Dicen que la soledad es la mejor talladora del alma, pero eso es porque no todo el mundo es hombre ni puede recordar a todas horas lo que es ser hombre y tener gripe. La propia imagen del infierno es una ducha suave para un hombre achacoso. Y por eso, entre gemidos y frenadoles, uno es más capaz de desear desesperadamente todo aquello que siente que ha perdido para siempre o que jamás ha llegado a poseer del todo. Cuando regresa, eso sí, lo olvida, naturalmente. No vuelve con la mirada renovada ni se aferra a lo que quiere como si en cualquier descuido pudiese romperse. En mitad del via crucis inhumano que ninguna mujer conocerá jamás ha descubierto que no se puede amar algo si se lo considera efímero. Y que hacerlo, extrañamente, es lo que significa estar enfermo.
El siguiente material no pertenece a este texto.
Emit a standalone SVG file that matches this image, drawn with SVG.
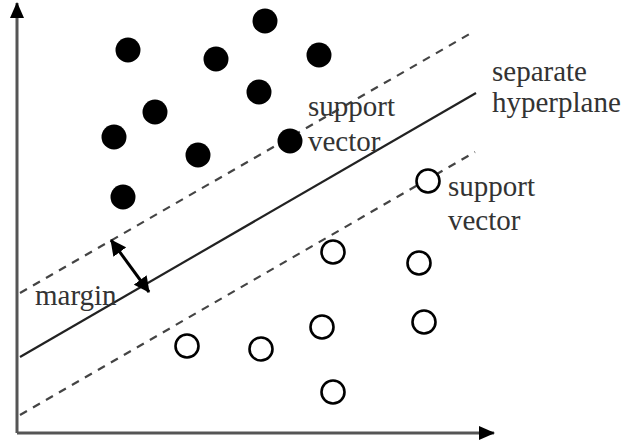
<svg xmlns="http://www.w3.org/2000/svg" width="624" height="443" viewBox="0 0 624 443">
<style>
.axis{stroke:#555;stroke-width:3;fill:none}
.dash{stroke:#444;stroke-width:2.2;stroke-dasharray:8 7;fill:none}
.solid{stroke:#222;stroke-width:2.2;fill:none}
.pos{fill:#000}
.neg{fill:#fff;stroke:#000;stroke-width:2.6}
.lbl{font-family:"Liberation Serif","Times New Roman",serif;font-size:29px;fill:#333}
</style>
<defs>
<marker id="ax" markerWidth="16" markerHeight="14" refX="15" refY="7" orient="auto" markerUnits="userSpaceOnUse" viewBox="0 0 16 14">
<path d="M0,0 L16,7 L0,14 z" fill="#000"/>
</marker>
<marker id="mh" markerWidth="16" markerHeight="16" refX="15" refY="8" orient="auto-start-reverse" markerUnits="userSpaceOnUse" viewBox="0 0 16 16">
<path d="M0,0 L16,8 L0,16 z" fill="#000"/>
</marker>
</defs>
<g id="connectors">
<line id="y-axis" class="axis" x1="17" y1="433" x2="17" y2="3" marker-end="url(#ax)"/>
<line id="x-axis" class="axis" x1="17" y1="433" x2="494" y2="433" marker-end="url(#ax)"/>
<line id="upper-margin" class="dash" x1="20" y1="293" x2="473" y2="32"/>
<line id="hyperplane" class="solid" x1="20" y1="357" x2="476" y2="93"/>
<line id="lower-margin" class="dash" x1="20" y1="415" x2="475" y2="152"/>
<line id="margin-arrow" x1="111" y1="240" x2="149" y2="292" stroke="#000" stroke-width="3" marker-start="url(#mh)" marker-end="url(#mh)"/>
</g>
<g id="class-positive">
<circle class="pos" cx="128" cy="50" r="12.5"/>
<circle class="pos" cx="265" cy="21" r="12.5"/>
<circle class="pos" cx="216" cy="59" r="12.5"/>
<circle class="pos" cx="319" cy="55" r="12.5"/>
<circle class="pos" cx="259" cy="92" r="12.5"/>
<circle class="pos" cx="155" cy="112" r="12.5"/>
<circle class="pos" cx="114" cy="137" r="12.5"/>
<circle class="pos" cx="198" cy="155" r="12.5"/>
<circle class="pos" cx="290" cy="141" r="12.5"/>
<circle class="pos" cx="123" cy="197" r="12.5"/>
</g>
<g id="class-negative">
<circle class="neg" cx="428" cy="181" r="11.5"/>
<circle class="neg" cx="333" cy="252" r="11.5"/>
<circle class="neg" cx="419" cy="263" r="11.5"/>
<circle class="neg" cx="322" cy="327" r="11.5"/>
<circle class="neg" cx="424" cy="322" r="11.5"/>
<circle class="neg" cx="187" cy="346" r="11.5"/>
<circle class="neg" cx="261" cy="349" r="11.5"/>
<circle class="neg" cx="333" cy="392" r="11.5"/>
</g>
<g id="label-hyperplane">
<text class="lbl" x="492" y="81">separate</text>
<text class="lbl" x="492" y="112">hyperplane</text>
</g>
<g id="label-support-upper">
<text class="lbl" x="308" y="116">support</text>
<text class="lbl" x="308" y="151">vector</text>
</g>
<g id="label-support-lower">
<text class="lbl" x="448" y="196">support</text>
<text class="lbl" x="448" y="230">vector</text>
</g>
<g id="label-margin">
<text class="lbl" x="35" y="305">margin</text>
</g>
</svg>
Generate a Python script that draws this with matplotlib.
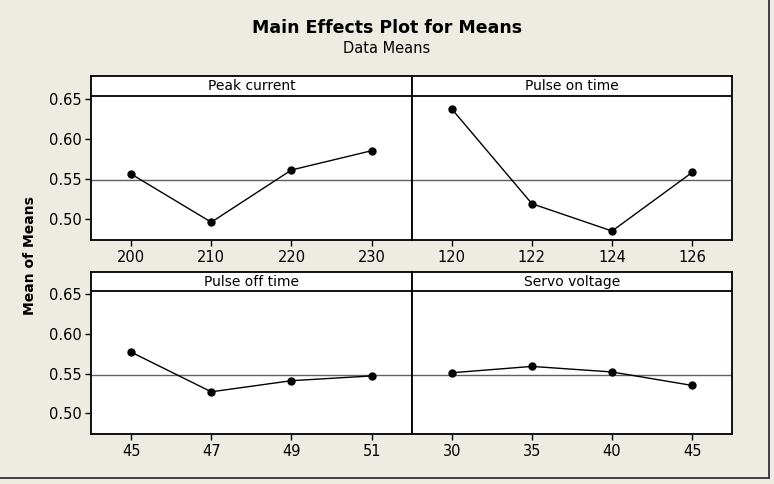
import matplotlib
matplotlib.use("Agg")
import matplotlib.pyplot as plt

# data
faktor = ["Peak current", "Pulse on time", "Pulse off time", "Servo voltage"]
level_peak = ["200", "210", "220", "230"]
level_on = ["120", "122", "124", "126"]
level_off = ["45", "47", "49", "51"]
level_servo = ["30", "35", "40", "45"]
mean_peak = [0.556, 0.496, 0.561, 0.585]
mean_on = [0.637, 0.519, 0.485, 0.558]
mean_off = [0.577, 0.527, 0.541, 0.547]
mean_servo = [0.551, 0.559, 0.552, 0.535]
grand_mean = 0.5488
yticks = [0.50, 0.55, 0.60, 0.65]

bg = "#eeebe2"
fig = plt.figure(figsize=(7.74, 4.84), dpi=100, facecolor=bg)

# posisi panel [left, bottom, width, height]
pos = [
    [0.1176, 0.5041, 0.4143, 0.3388],
    [0.5319, 0.5041, 0.4142, 0.3388],
    [0.1176, 0.1033, 0.4143, 0.3347],
    [0.5319, 0.1033, 0.4142, 0.3347],
]
levels = [level_peak, level_on, level_off, level_servo]
means = [mean_peak, mean_on, mean_off, mean_servo]

for i in range(4):
    ax = fig.add_axes(pos[i])
    ax.set_facecolor("white")
    x = list(range(len(levels[i])))
    ax.axhline(grand_mean, color="#606060", lw=1.0, zorder=1)
    ax.plot(x, means[i], color="black", lw=1.0, marker="o", ms=5, zorder=3)
    ax.set_xlim(-0.5, 3.5)
    ax.set_ylim(0.4738, 0.678)
    # strip judul panel
    ax.axhline(0.6535, color="black", lw=1.3, zorder=4)
    ax.text(1.5, 0.6658, faktor[i], ha="center", va="center", fontsize=10)
    ax.set_xticks(x)
    ax.set_xticklabels(levels[i], fontsize=10.5)
    if i % 2 == 0:
        ax.set_yticks(yticks)
        ax.set_yticklabels([f"{v:.2f}" for v in yticks], fontsize=10.5)
    else:
        ax.set_yticks([])
    for s in ax.spines.values():
        s.set_linewidth(1.3)
    ax.tick_params(direction="out", length=4, width=1, pad=3)

fig.text(0.5, 0.942, "Main Effects Plot for Means", ha="center", va="center",
         fontsize=12.5, fontweight="bold")
fig.text(0.5, 0.899, "Data Means", ha="center", va="center", fontsize=10.5)
fig.text(0.039, 0.473, "Mean of Means", ha="center", va="center", rotation=90,
         fontsize=10, fontweight="bold")

# garis bingkai kanan dan bawah
fig.add_artist(plt.Line2D([0.9935, 0.9935], [0.012, 1.0], color="#333333", lw=1.3))
fig.add_artist(plt.Line2D([0.0, 0.9935], [0.012, 0.012], color="#333333", lw=1.3))

plt.savefig("out.png", dpi=100, facecolor=bg)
En Navidad, como en la vida, uno ama a los que tiene también mientras compra ropa y les escribe whatsapps larguísimos con listas de regalos, porque amar a los que tienes es considerarlos inmortales. Uno se va de casa a la aventura a respirar el frío cálido de la infancia rediviva porque sabe que cuando regrese, da igual la hora, quienes le quieren estarán ahí, también de vuelta de algún sitio. Y buscará momentos compartidos para quererse en grupo porque una cosa es que aquello que se ama no se vaya a morir nunca y otra muy distinta postergar eternamente el bienestar que da quererlos. La cosa es bien distinta. Sólo cuando alguien de los tuyos se ha ido para siempre uno comprende lo que es enfermar de gravedad. Es entonces cuando se corre el riesgo de quedarse anclado como un reloj en la manija de un deseo insatisfecho. Pero incluso entonces, si se es sincero, es posible reconocer que se desea regresar para actuar del mismo modo. Al fin y al cabo, ya lo hemos dicho, nada distrae más de amar que contar segundos.